Arranca ancora il disegno di legge per la concorrenza. Ieri una giornata quasi intera di riunioni in Senato ha prodotto l’intesa politica su un pacchetto di articoli, ma le votazioni in commissione Industria non sono comunque partite in attesa che si risolvano altri temi controversi e sono destinate a slittare alla prossima settimana. Il punto, interessante per capire la piega che prende una delle riforme cruciali del Piano nazionale di ripresa e resilienza, è che la direzione sembra essere un ridimensionamento della portata liberalizzatrice rispetto al testo che era uscito dal consiglio dei ministri. Accade nel caso dei servizi pubblici locali ad esempio. E fino a ieri sera maggioranza e governo hanno battagliato sulle concessioni idroelettriche, con una riscrittura in via di definizione che di fatto limiterebbe la portata delle gare.
L’articolo 6, relativo alla delega al governo per il riordino dei servizi pubblici locali, perde uno dei punti qualificanti cioè la previsione tra i criteri della delega, per gli appalti sopra soglia comunitaria, di una motivazione anticipata da trasmettere all’Antitrust in caso di ricorso alla gestione in-house del servizio quindi con rinuncia al mercato. Resta solo una motivazione qualificata, praticamente ex post. Non passa però l’ulteriore paradossale tentativo di gran parte della maggioranza di estendere la motivazione anche al caso opposto, cioè alla decisione di indire una gara.
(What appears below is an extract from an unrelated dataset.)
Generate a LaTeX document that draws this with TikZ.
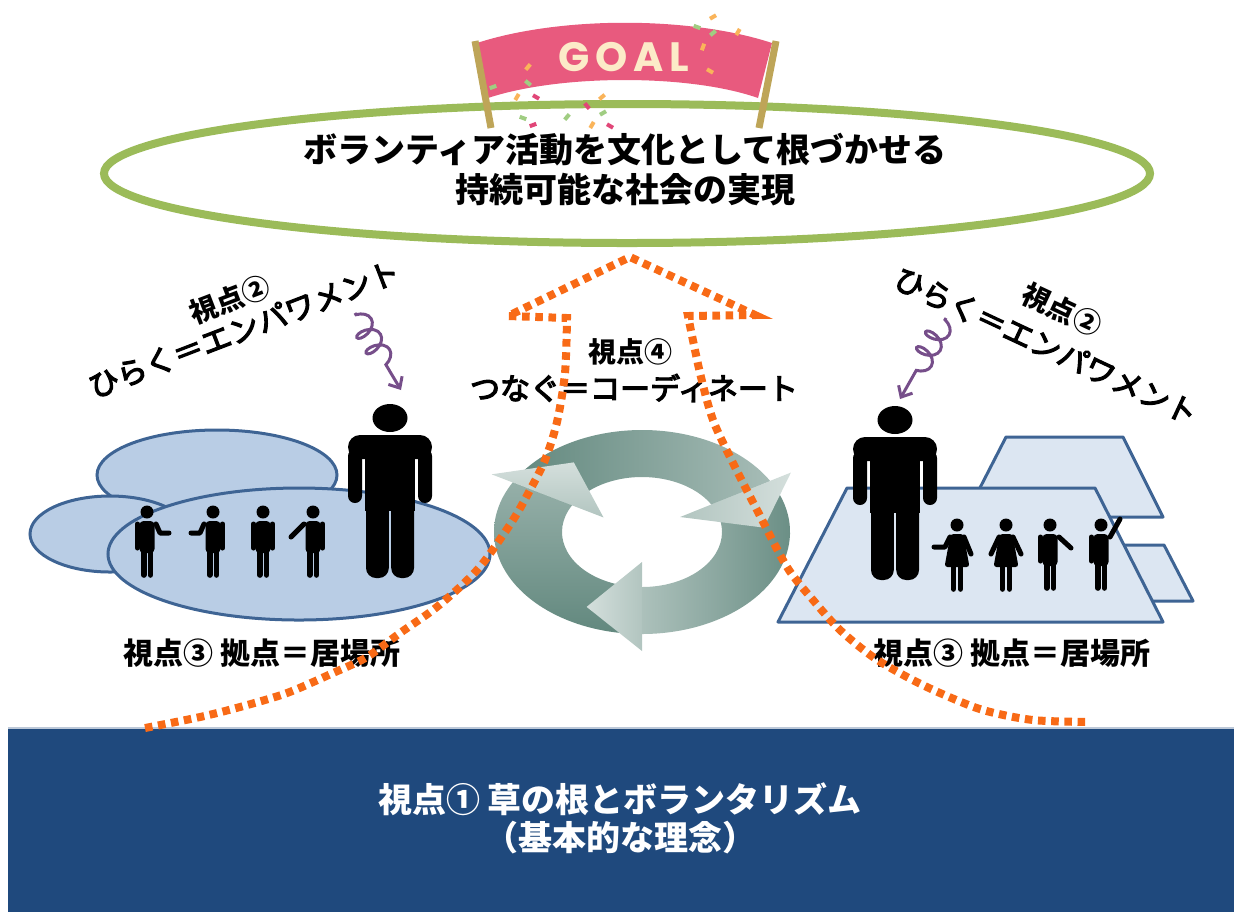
\documentclass[tikz,border=0pt]{standalone}
\usepackage{fontspec}
\newfontfamily\jp{Noto Sans CJK JP}
\newfontfamily\jpmed[FakeBold=4]{Noto Sans CJK JP}
\newfontfamily\goalfont[LetterSpace=14]{Poppins}
\usetikzlibrary{arrows.meta, decorations.pathmorphing}

\definecolor{baseblue}{RGB}{31,73,125}
\definecolor{ringgreen}{RGB}{155,187,89}
\definecolor{bannerpink}{RGB}{232,90,126}
\definecolor{poletan}{RGB}{190,165,88}
\definecolor{goalcream}{RGB}{252,235,200}
\definecolor{dotorange}{RGB}{248,106,22}
\definecolor{cloudfill}{RGB}{185,205,229}
\definecolor{planefill}{RGB}{220,230,242}
\definecolor{shapeedge}{RGB}{62,100,148}
\definecolor{cycdark}{RGB}{98,136,126}
\definecolor{cyclight}{RGB}{212,223,220}
\definecolor{coilpurple}{RGB}{118,78,138}
\definecolor{confgreen}{RGB}{160,205,130}
\definecolor{conforange}{RGB}{250,180,90}
\definecolor{confpink}{RGB}{225,70,120}

\tikzset{
  limb/.style={line width=2.5pt, line cap=round, line join=round},
  leg/.style={line width=2.8pt, line cap=round},
  blob/.style={fill=cloudfill, draw=shapeedge, line width=1.5pt},
  plane/.style={fill=planefill, draw=shapeedge, line width=1.5pt, line join=round},
  dots/.style={draw=dotorange, line width=4pt, dash pattern=on 3.8pt off 2.8pt},
  coilarrow/.style={draw=coilpurple, line width=1.5pt, decorate,
    decoration={coil, aspect=0.6, amplitude=5.5pt, segment length=9pt,
      pre length=1pt, post length=9pt},
    -{Straight Barb[length=4.5pt, width=8pt]}},
  title/.style={font=\jp\bfseries\fontsize{17pt}{20pt}\selectfont, align=center},
  basetext/.style={font=\jp\bfseries\fontsize{17pt}{19pt}\selectfont, align=center, text=white},
  viewpoint/.style={font=\jp\bfseries\fontsize{14pt}{16pt}\selectfont},
  catch/.style={font=\jpmed\fontsize{15pt}{17pt}\selectfont},
  place/.style={font=\jp\bfseries\fontsize{15pt}{17pt}\selectfont},
  pics/bigman/.style={code={
    \fill (0,-17) ellipse [x radius=17.5, y radius=14];
    \fill[rounded corners=6pt] (-42,24) -- (-42,0) -- (42,0) -- (42,24) -- cycle;
    \fill[rounded corners=3.5pt] (-42,14) rectangle (-28,68);
    \fill[rounded corners=3.5pt] (28,14) rectangle (42,68);
    \fill (-25,14) rectangle (25,76);
    \fill[rounded corners=5pt] (-24,66) rectangle (-1.2,143);
    \fill[rounded corners=5pt] (1.2,66) rectangle (24,143);
  }},
  pics/smallman/.style={code={
    \fill (0,0) circle [radius=6.5];
    \fill[rounded corners=2pt] (-7.5,9) rectangle (7.5,41);
    \draw[leg] (-3.3,39) -- (-3.3,63) (3.3,39) -- (3.3,63);
  }},
  pics/smallwoman/.style={code={
    \fill (0,0) circle [radius=6.5];
    \fill[rounded corners=1.5pt] (-6.5,9) -- (6.5,9) -- (12.5,42) -- (-12.5,42) -- cycle;
    \draw[leg] (-3.5,40) -- (-3.5,64) (3.5,40) -- (3.5,64);
  }},
}

\begin{document}
\begin{tikzpicture}[x=0.5pt, y=-0.5pt]
\useasboundingbox (0,0) rectangle (1234,912);

% base band: the foundation
\fill[baseblue] (8,727) rectangle (1234,912);
\draw[white!70!baseblue, line width=1pt] (8,728) -- (1234,728);
\node[basetext] (base) at (620,818) {視点① 草の根とボランタリズム\\{\addfontfeatures{RawFeature=+halt}（}基本的な理念{\addfontfeatures{RawFeature=+halt}）}};

% goal ring
\draw[ringgreen, line width=4pt] (627,173.5) ellipse [x radius=523, y radius=69.5];
\node[title] (goal) at (625,170) {ボランティア活動を文化として根づかせる\\持続可能な社会の実現};

% goal banner
\fill[bannerpink] (477,43) .. controls (560,16) and (690,16) .. (772,43)
  -- (758,98) .. controls (690,74) and (560,74) .. (488,98) -- cycle;
\draw[poletan, line width=3.5pt] (475,41) -- (491,128);
\draw[poletan, line width=3.5pt] (776,41) -- (759,128);
\node[font=\goalfont\bfseries\fontsize{20.5pt}{22pt}\selectfont, text=goalcream] (goalword) at (624,57) {GOAL};
\foreach \cx/\cy/\ca/\cc in {713/17/30/conforange, 697/27/-20/confgreen, 713/33/40/confgreen,
  738/32/60/conforange, 703/47/70/conforange, 710/71/-30/conforange, 528/67/50/conforange,
  528/83/-40/confgreen, 493/87/20/confgreen, 517/97/60/conforange, 536/97/-30/confpink,
  602/97/40/conforange, 587/106/-50/confpink, 603/113/30/confgreen, 523/118/-20/confgreen,
  567/117/50/confgreen, 592/125/60/conforange, 610/126/-30/confpink, 533/125/20/confpink}
  \fill[\cc, rotate around={\ca:(\cx,\cy)}] (\cx-3.5,\cy-2) rectangle (\cx+3.5,\cy+2);

% left place: cloud of ellipses
\draw[blob] (217,475) ellipse [x radius=120, y radius=45];
\draw[blob] (110,534) ellipse [x radius=80, y radius=38];
\draw[blob] (299,554) ellipse [x radius=191, y radius=66];

% right place: stacked planes
\draw[plane] (1006,437) -- (1123,437) -- (1163,517) -- (965,517) -- cycle;
\draw[plane] (1115,545) -- (1164,545) -- (1193,601) -- (1140,601) -- cycle;
\draw[plane] (847,488) -- (1095,488) -- (1163,622) -- (778,622) -- cycle;

% cycle of three curved arrows
\begin{scope}[shift={(642,532)}]
  \shade[top color=cycdark!55!cyclight, bottom color=cycdark]
    (90:148 and 102) arc [start angle=90, end angle=209, x radius=148, y radius=102]
    -- (209:80 and 55) arc [start angle=209, end angle=90, x radius=80, y radius=55] -- cycle;
  \shade[left color=cycdark, right color=cycdark!40!cyclight]
    (209:148 and 102) arc [start angle=209, end angle=330, x radius=148, y radius=102]
    -- (330:80 and 55) arc [start angle=330, end angle=209, x radius=80, y radius=55] -- cycle;
  \shade[right color=cycdark, left color=cycdark!35!cyclight]
    (330:148 and 102) arc [start angle=330, end angle=450, x radius=148, y radius=102]
    -- (450:80 and 55) arc [start angle=450, end angle=330, x radius=80, y radius=55] -- cycle;
  \shade[top color=cyclight, bottom color=cyclight!70!cycdark]
    (209:172 and 119) -- (236:122 and 84) -- (209:44 and 30) -- cycle;
  \shade[left color=cyclight!70!cycdark, right color=cyclight]
    (330:172 and 119) -- (357:122 and 84) -- (330:44 and 30) -- cycle;
  \shade[left color=cyclight, right color=cyclight!70!cycdark]
    (90:172 and 119) -- (117:122 and 84) -- (90:44 and 30) -- cycle;
\end{scope}

% people on the left
\pic at (390,435) {bigman};
\begin{scope}[shift={(147,512)}]
  \pic {smallman};
  \draw[limb] (-9.5,12) -- (-9.5,36);
  \draw[limb] (9,12) -- (13,21) -- (22,21);
\end{scope}
\begin{scope}[shift={(213,512)}]
  \pic {smallman};
  \draw[limb] (9.5,12) -- (9.5,36);
  \draw[limb] (-9,12) -- (-13,21) -- (-22,21);
\end{scope}
\begin{scope}[shift={(263,512)}]
  \pic {smallman};
  \draw[limb] (-9.5,12) -- (-9.5,36) (9.5,12) -- (9.5,36);
\end{scope}
\begin{scope}[shift={(313,512)}]
  \pic {smallman};
  \draw[limb] (9.5,12) -- (9.5,36);
  \draw[limb] (-9,12) -- (-22,25);
\end{scope}

% people on the right
\pic at (895,437) {bigman};
\begin{scope}[shift={(957,525)}]
  \pic {smallwoman};
  \draw[limb] (-7,12) -- (-12,22) -- (-23,22);
  \draw[limb] (7,12) -- (14,29);
\end{scope}
\begin{scope}[shift={(1006,525)}]
  \pic {smallwoman};
  \draw[limb] (-7,12) -- (-15,29) (7,12) -- (15,29);
\end{scope}
\begin{scope}[shift={(1050,525)}]
  \pic {smallman};
  \draw[limb] (-9.5,12) -- (-9.5,36);
  \draw[limb] (9,12) -- (21,23);
\end{scope}
\begin{scope}[shift={(1101,525)}]
  \pic {smallman};
  \draw[limb] (-9.5,12) -- (-9.5,36);
  \draw[limb] (9,12) -- (19,-6);
\end{scope}

% labels
\node[viewpoint, rotate=21] (v2l) at (230,300) {視点②};
\node[catch, rotate=21] (empl) at (244,329) {ひらく＝エンパワメント};
\node[viewpoint, rotate=-25] (v2r) at (1062,310) {視点②};
\node[catch, rotate=-25] (empr) at (1046,346) {ひらく＝エンパワメント};
\node[viewpoint] (v4) at (630,352) {視点④};
\node[catch] (coord) at (634,388) {つなぐ＝コーディネート};
\node[place] (v3l) at (262,653) {視点③ 拠点＝居場所};
\node[place] (v3r) at (1012,653) {視点③ 拠点＝居場所};

% curly arrows towards the leaders
\coordinate (cl0) at (355,313);
\coordinate (cl1) at (401,390);
\coordinate (cr0) at (946,318);
\coordinate (cr1) at (900,399);
\draw[coilarrow] (cl0) -- (cl1);
\draw[coilarrow] (cr0) -- (cr1);

% dotted upward arrow rising from the base
\draw[dots] plot[smooth, tension=0.5] coordinates {(145,728) (200,717) (240,707) (287,693) (333,673)
    (367,657) (400,633) (433,610) (460,587) (483,563) (513,520) (530,490) (545,460) (557,422)
    (565,373) (567,318)}
  -- (508,316) -- (630,257) -- (755,315)
  -- plot[smooth, tension=0.5] coordinates {(688,316) (700,373) (713,420) (733,463) (757,510)
    (787,567) (813,600) (840,630) (873,657) (907,677) (940,693) (983,710) (1033,720) (1090,722)};
\end{tikzpicture}
\end{document}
Su questo è arrivato il no di Palazzo Chigi. «La battaglia per il mercato in questo paese è sempre difficile - dicono Luigi Marattin di Iv e Matteo Richetti di Azione - ma almeno abbiamo evitato in un provvedimento che si chiama “concorrenza” che ci sia scritto che gli enti locali devono giustificarsi quando scelgono la concorrenza».
Ma non è l’unico passaggio dell’articolo 6 ritoccato dopo il lungo confronto tra governo e maggioranza. Di fronte alle pressioni di alcuni parlamentari, a partire da quelli di Leu, per ottenere adeguate tutele sul servizio di gestione dell’acqua, sarà specificato che dovranno essere tenute in «adeguata considerazione» le differenze tra i servizi di interesse economico generale a rete e gli altri servizi pubblici locali di rilevanza economica, anche ai fini «della scelta tra autoproduzione e ricorso al mercato». Insomma, un insieme di paletti che potrebbero limitare il governo nell’esercizio della delega. Si nota anche quando, alla previsione di criteri per l’istituzione di regimi speciali o esclusivi in conformità alla normativa Ue, si aggiunge il passaggio che tiene in considerazione le «peculiari» caratteristiche economiche, sociali, ambientali e geomorfologiche del contesto territoriale «che non permettano un efficace e utile ricorso al mercato».
Su altre derive anti-concorrenziali il governo ha tenuto il punto. Ha definito non percorribile, ad esempio, l’introduzione di un divieto generale di alienazione della proprietà pubblica che pure era emerso tra le proposte della maggioranza e ha frenato sul tentativo di riscrivere le clausole sociali per l’occupazione in modo che fossero una preferenza de facto per il rinnovo del gestore uscente. Tra le altre novità c’è un esteso ricorso ai pareri dell’Authority dell’energia e delle reti (Arera) nella definizione della delega, precisando inoltre che sono salve in ogni caso le sue competenze in materia di regolazione economico-tariffaria e della qualità del servizio.
Si capirà oggi invece in che misura l’esecutivo reggerà l’urto sulle concessioni idroelettriche. Le gare regionali fortemente difese dalla Lega dovrebbero restare in piedi, nella forma attuale o rivisitate secondo il modello del project financing, ma solo se la maggioranza (Pd e M5S i più determinati) otterrà da Palazzo Chigi una riscrittura convincente che permetta realmente di applicare i poteri speciali del governo, il cosiddetto golden power, anche in questo ambito.